We had been in a season of very, very rich and beautiful community, the kind that changes who you are – the Ubuntu kind. We had lived amongst a community so intertwined and raw, so desperately loved and needing of each other, so open and real, we had changed. We lived amongst beauty, amongst hope and amongst struggle. We’d paid each other rent when we were out of jobs, we spotted each other’s coffee, textbooks and specials at The GAP. We cried, loved, laughed, and laboured together (literally, the baby-being-born kind). We had shared the heartbreak of miscarriage and sick parents and the joys of new life, dreams fulfilled and half marathons completed. It wasn’t so much the big stuff that changed us, although obviously it does, but it was that space in between. The space in between the first coffee and the second on a good friends’ couch or the taste of delicately flavoured food between mouthfuls. It’s the sound of the music between the notes.

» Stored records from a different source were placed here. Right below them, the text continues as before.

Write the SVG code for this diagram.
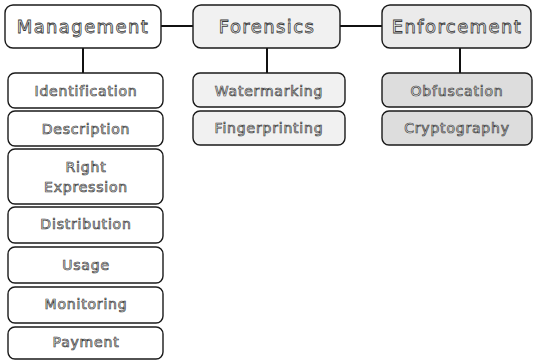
<svg xmlns="http://www.w3.org/2000/svg" width="534" height="362" viewBox="0 0 534 362">
<style>
.box{stroke:#1a1a1a;stroke-width:1.4}
.w{fill:#ffffff}
.g1{fill:#f1f1f1}
.g2{fill:#ebebeb}
.g3{fill:#dddddd}
.h{font-family:"DejaVu Sans",sans-serif;font-size:18px;letter-spacing:1.4px;fill:#ffffff;stroke:#3a3a3a;stroke-width:0.8;text-anchor:middle;dominant-baseline:central}
.s{font-family:"DejaVu Sans",sans-serif;font-size:14px;letter-spacing:0.8px;fill:#ffffff;stroke:#3a3a3a;stroke-width:0.7;text-anchor:middle;dominant-baseline:central}
.c{stroke:#111;stroke-width:2;fill:none}
</style>
<rect width="534" height="362" fill="#ffffff"/>
<g id="connectors">
<line class="c" x1="161" y1="26" x2="193" y2="26"/>
<line class="c" x1="340" y1="26" x2="382" y2="26"/>
<line class="c" x1="83" y1="48" x2="83" y2="73"/>
<line class="c" x1="267" y1="48" x2="267" y2="73"/>
<line class="c" x1="460" y1="48" x2="460" y2="73"/>
</g>
<g id="management"><rect class="box w" x="5" y="5" width="156" height="43" rx="8"/><text class="h" x="83" y="26">Management</text></g>
<g id="forensics"><rect class="box g1" x="193" y="5" width="147" height="43" rx="8"/><text class="h" x="267" y="26">Forensics</text></g>
<g id="enforcement"><rect class="box g2" x="382" y="5" width="149" height="43" rx="8"/><text class="h" x="457" y="26">Enforcement</text></g>
<g id="identification"><rect class="box w" x="8" y="73" width="155" height="35" rx="7"/><text class="s" x="86" y="91">Identification</text></g>
<g id="description"><rect class="box w" x="8" y="111" width="155" height="35" rx="7"/><text class="s" x="86" y="129">Description</text></g>
<g id="right-expression"><rect class="box w" x="8" y="149" width="155" height="55" rx="7"/><text class="s" x="86" y="167">Right</text><text class="s" x="86" y="187">Expression</text></g>
<g id="distribution"><rect class="box w" x="8" y="207" width="155" height="36" rx="7"/><text class="s" x="86" y="224">Distribution</text></g>
<g id="usage"><rect class="box w" x="8" y="247" width="155" height="36" rx="7"/><text class="s" x="86" y="265">Usage</text></g>
<g id="monitoring"><rect class="box w" x="8" y="287" width="155" height="36" rx="7"/><text class="s" x="86" y="304">Monitoring</text></g>
<g id="payment"><rect class="box w" x="8" y="327" width="155" height="32" rx="7"/><text class="s" x="86" y="342">Payment</text></g>
<g id="watermarking"><rect class="box g1" x="193" y="73" width="152" height="34" rx="7"/><text class="s" x="269" y="91">Watermarking</text></g>
<g id="fingerprinting"><rect class="box g1" x="193" y="111" width="152" height="34" rx="7"/><text class="s" x="269" y="128">Fingerprinting</text></g>
<g id="obfuscation"><rect class="box g3" x="382" y="73" width="150" height="34" rx="7"/><text class="s" x="457" y="91">Obfuscation</text></g>
<g id="cryptography"><rect class="box g3" x="382" y="111" width="150" height="34" rx="7"/><text class="s" x="457" y="128">Cryptography</text></g>
</svg>
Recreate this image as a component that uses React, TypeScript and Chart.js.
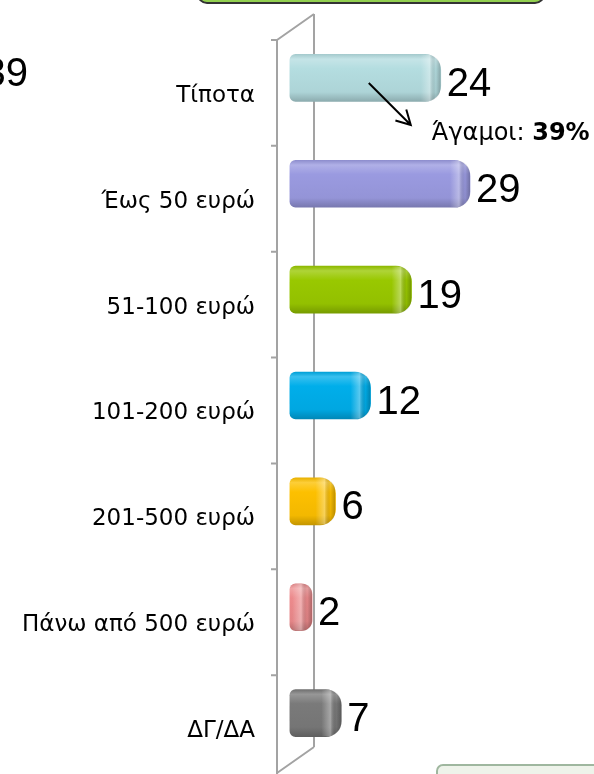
import React, { useEffect, useRef } from "react";
import { Chart, registerables } from "chart.js";

Chart.register(...registerables);

const categories = [
  "Τίποτα",
  "Έως 50 ευρώ",
  "51-100 ευρώ",
  "101-200 ευρώ",
  "201-500 ευρώ",
  "Πάνω από 500 ευρώ",
  "ΔΓ/ΔΑ",
];
const values = [24, 29, 19, 12, 6, 2, 7];
const barColors = ["#b4dde0", "#9a9ae0", "#99c800", "#00aeea", "#fdc000", "#ec8a8c", "#7a7a7a"];
const annotationLabel = "Άγαμοι: ";
const annotationValue = "39%";
const cornerNumber = "39";

const BAR_T = 47;
const TEXT_FONT = '"DejaVu Sans", sans-serif';
const NUM_FONT = '"Liberation Sans", Arial, sans-serif';

function hexToRgb(h: string) {
  const n = parseInt(h.slice(1), 16);
  return [(n >> 16) & 255, (n >> 8) & 255, n & 255];
}
function mix(h: string, amt: number) {
  const [r, g, b] = hexToRgb(h);
  const t = amt > 0 ? 255 : 0;
  const a = Math.abs(amt);
  const f = (c: number) => Math.round(c + (t - c) * a);
  return `rgb(${f(r)},${f(g)},${f(b)})`;
}

function rr(ctx: CanvasRenderingContext2D, x0: number, y0: number, x1: number, y1: number, rl: number, rrad: number) {
  const w = x1 - x0;
  const h = y1 - y0;
  const rR = Math.min(rrad, w / 2, h / 2);
  const rL = Math.min(rl, w / 2, h / 2);
  ctx.beginPath();
  ctx.moveTo(x0 + rL, y0);
  ctx.lineTo(x1 - rR, y0);
  ctx.quadraticCurveTo(x1, y0, x1, y0 + rR);
  ctx.lineTo(x1, y1 - rR);
  ctx.quadraticCurveTo(x1, y1, x1 - rR, y1);
  ctx.lineTo(x0 + rL, y1);
  ctx.quadraticCurveTo(x0, y1, x0, y1 - rL);
  ctx.lineTo(x0, y0 + rL);
  ctx.quadraticCurveTo(x0, y0, x0 + rL, y0);
  ctx.closePath();
}

const wallPlugin = {
  id: "wall",
  beforeDatasetsDraw(chart: any) {
    const { ctx, chartArea } = chart;
    const { left, top, bottom } = chartArea;
    const n = categories.length;
    const band = (bottom - top) / n;
    const frontTop = top + 15;
    const frontBottom = bottom + 7;
    const dx = 37;
    const dy = -26;
    ctx.save();
    ctx.strokeStyle = "#a3a3a3";
    ctx.lineWidth = 2;
    ctx.beginPath();
    ctx.moveTo(left, frontTop);
    ctx.lineTo(left, frontBottom + 10);
    ctx.moveTo(left + dx, frontTop + dy);
    ctx.lineTo(left + dx, frontBottom + dy);
    ctx.moveTo(left, frontTop);
    ctx.lineTo(left + dx, frontTop + dy);
    ctx.moveTo(left, frontBottom);
    ctx.lineTo(left + dx, frontBottom + dy);
    for (let i = 0; i <= n; i++) {
      const y = frontTop + i * band;
      ctx.moveTo(left - 6, y);
      ctx.lineTo(left, y);
    }
    ctx.stroke();
    ctx.restore();
  },
};

const decoPlugin = {
  id: "deco",
  beforeDraw(chart: any) {
    const { ctx, width, height } = chart;
    ctx.save();
    ctx.fillStyle = "#92d050";
    ctx.strokeStyle = "#333333";
    ctx.lineWidth = 2;
    ctx.beginPath();
    (ctx as any).roundRect(198, -30, 346, 33, 9);
    ctx.fill();
    ctx.stroke();
    ctx.fillStyle = "#eef3ea";
    ctx.strokeStyle = "#9fb79f";
    ctx.lineWidth = 2;
    ctx.beginPath();
    (ctx as any).roundRect(437, height - 9, width, 30, 6);
    ctx.fill();
    ctx.stroke();
    ctx.fillStyle = "#000";
    ctx.font = `40px ${NUM_FONT}`;
    ctx.textAlign = "right";
    ctx.textBaseline = "alphabetic";
    ctx.fillText(cornerNumber, 28, 86);
    ctx.restore();
  },
};

const barFxPlugin = {
  id: "barfx",
  afterDatasetsDraw(chart: any) {
    const { ctx } = chart;
    const meta = chart.getDatasetMeta(0);
    meta.data.forEach((el: any, i: number) => {
      const { x, y, base, height } = el.getProps(["x", "y", "base", "height"], true);
      if (![x, y, base, height].every((v) => Number.isFinite(v))) return;
      const y0 = y - height / 2;
      const y1 = y + height / 2;
      ctx.save();
      rr(ctx, base, y0, x, y1, 6, 16);
      ctx.clip();
      const g = ctx.createLinearGradient(x - 20, 0, x, 0);
      g.addColorStop(0, "rgba(255,255,255,0)");
      g.addColorStop(0.45, "rgba(255,255,255,0.35)");
      g.addColorStop(0.75, "rgba(0,0,0,0.04)");
      g.addColorStop(1, "rgba(0,0,0,0.25)");
      ctx.fillStyle = g;
      ctx.fillRect(x - 20, y0, 20, height);
      ctx.restore();

      ctx.save();
      ctx.fillStyle = "#000";
      ctx.font = `40px ${NUM_FONT}`;
      ctx.textAlign = "left";
      ctx.textBaseline = "middle";
      ctx.fillText(String(values[i]), x + 6, y + 7);
      ctx.restore();
    });

    const el0 = meta.data[0];
    if (el0) {
      const { x, y } = el0.getProps(["x", "y"], true);
      if (!Number.isFinite(x) || !Number.isFinite(y)) return;
      const sx = x - 72;
      const sy = y + 5;
      const ex = x - 30;
      const ey = y + 47;
      ctx.save();
      ctx.strokeStyle = "#000";
      ctx.lineWidth = 2;
      ctx.beginPath();
      ctx.moveTo(sx, sy);
      ctx.lineTo(ex, ey);
      const ang = Math.atan2(ey - sy, ex - sx);
      const L = 16;
      ctx.moveTo(ex + L * Math.cos(ang + Math.PI - 0.5), ey + L * Math.sin(ang + Math.PI - 0.5));
      ctx.lineTo(ex, ey);
      ctx.lineTo(ex + L * Math.cos(ang + Math.PI + 0.5), ey + L * Math.sin(ang + Math.PI + 0.5));
      ctx.stroke();
      ctx.fillStyle = "#000";
      ctx.textAlign = "left";
      ctx.textBaseline = "middle";
      ctx.font = `24px ${TEXT_FONT}`;
      const tx = x - 9;
      const ty = y + 56;
      ctx.fillText(annotationLabel, tx, ty);
      const w = ctx.measureText(annotationLabel).width;
      ctx.font = `bold 24px ${TEXT_FONT}`;
      ctx.fillText(annotationValue, tx + w, ty);
      ctx.restore();
    }
  },
};

export default function App() {
  const ref = useRef<HTMLCanvasElement | null>(null);
  useEffect(() => {
    if (!ref.current) return;
    const chart = new Chart(ref.current, {
      type: "bar",
      data: {
        labels: categories,
        datasets: [
          {
            data: values,
            base: -1.8,
            barThickness: BAR_T,
            borderSkipped: false,
            borderRadius: { topLeft: 6, bottomLeft: 6, topRight: 16, bottomRight: 16 },
            backgroundColor: (c: any) => {
              const col = barColors[c.dataIndex] ?? barColors[0];
              const ys = c.chart.scales && c.chart.scales.y;
              if (!ys || c.dataIndex === undefined || !c.chart.chartArea) return col;
              const cy = ys.getPixelForValue(c.dataIndex);
              if (!Number.isFinite(cy)) return col;
              const h = BAR_T / 2;
              const g = c.chart.ctx.createLinearGradient(0, cy - h, 0, cy + h);
              g.addColorStop(0, mix(col, -0.08));
              g.addColorStop(0.1, mix(col, 0.22));
              g.addColorStop(0.3, col);
              g.addColorStop(0.8, mix(col, -0.04));
              g.addColorStop(1, mix(col, -0.22));
              return g;
            },
          } as any,
        ],
      },
      options: {
        indexAxis: "y",
        animation: false,
        responsive: false,
        maintainAspectRatio: false,
        layout: { padding: { top: 25, bottom: 8, right: 7, left: 0 } },
        plugins: {
          legend: { display: false },
          tooltip: { enabled: false },
        },
        scales: {
          x: {
            display: false,
            min: -4,
            max: 49,
          },
          y: {
            grid: { display: false },
            border: { display: false },
            afterFit: (scale: any) => {
              scale.width = 277;
              scale.paddingTop = 0;
              scale.paddingBottom = 0;
            },
            ticks: {
              color: "#000",
              padding: 14,
              labelOffset: 18,
              font: { family: TEXT_FONT, size: 23 },
            },
          },
        },
      },
      plugins: [decoPlugin, wallPlugin, barFxPlugin],
    });
    return () => chart.destroy();
  }, []);
  return (
    <div style={{ position: "fixed", left: 0, top: 0, width: 594, height: 774, background: "#fff" }}>
      <canvas ref={ref} width={594} height={774} style={{ display: "block" }} />
    </div>
  );
}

The spaces (the points of time) between the beats of a heart is when the blood is forcably pushed into the new ventricle or atrium. It’s that space. It’s not the beat itself that is the big deal, but that time in-between, when the blood gets to where it’s going and does its job. Sure, it needs the heart to beat to do it, and the heart receives due credit, but the movement of the blood doesn’t get a pat on the shoulder when it does. But that’s when the magic happens.

Think about your in-between.

And so on April 29th 2014, just before 7am, after a beautifully real and intense labour (another significant space between), and water birth, Ryler Cael became Ryler Cael – We are : We become in the space between. We are, because YOU are.

And so to our dear Ryler – may you become an inspirer, a community builder, an intentionally relational being, an arm-lifter of the weak.

And as his daddy said to him on the day he was born, ‘the love is in the space between us; you’ll always be safe there’.